You can see what's already been backported using gitweb. Note that this branch is not visible in the default gitweb view.

[edit] Getting a copy of old_tamale_test

This currently lives in programs/old_tamale_test/branches/0.2-stable in our private Subversion tree. We could publicly release this if (a) anybody actually wanted it and (b) we were prepared to dedicate a fair amount of time to cleaning it up.

Currently, this script has a lot of problems.
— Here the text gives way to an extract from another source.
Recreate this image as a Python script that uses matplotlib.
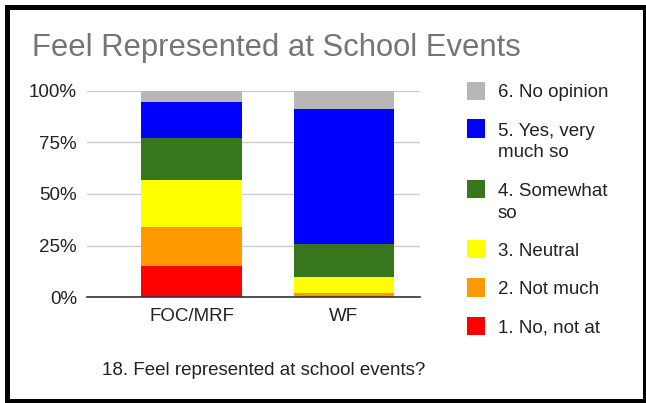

We'll need to troubleshoot some of them soon.

[edit] Creating a backport branch

First, make sure your working tree is clean, with no uncommitted changes:

git status

Next, see Git and make sure you have all fetched all the old branches from the repository.

Then, create a new working branch. Please use the branch name specified below; it will be easier if we standardize.

git branch backport-0.2 v0.2-stable
git checkout -f backport-0.2

[edit] Patches to merge

The following patches will need to be rewritten from scratch:

r28611 First attempt to fix slow-loading bug
r28728 Trusting precompiled *.zo files
  r28739 Fix progress bar when loading *.zo files

This pair will make Halyard 0.2.x stop hogging 100% of the CPU, but it will also break the TIMEOUT API used by an unknown amount of code:

r28551 Reimplement NAP, remove TIMEOUT
r28564 Don't use 100% of the CPU

Also needed:

  1. A bare-bones rename patch.
  2. Updates to copyright dates and file headers.
  3. Minor editor fixes?

In a special, experimental version, we want to include several API changes:

r28551 Reimplement NAP, remove TIMEOUT
r28552 RUN-DEFERRED, part 1
r28553 RUN-DEFERRED, part 2

[edit] Bulk merging

Create a temporary merging branch:

git checkout -b backport-merge 

The basic theory of cherry-picking a bugfix:

git cherry-pick -x --edit `git svn find-rev r28551 trunk`

But in practice, we automate things quite heavily:

tools/backport r28551 r28552
# Oops, some conflicts, including Release-Notes.txt.
tools/backport ignore-release-notes
# Fix other merge problems using standard git tools.
tools/backport resume

Please use tools/backport--it protects you against commit logs containing bogus git-svn values, and it does a variety of other important formatting, including placing Bug ID values in the correct place (at the very end of the log message).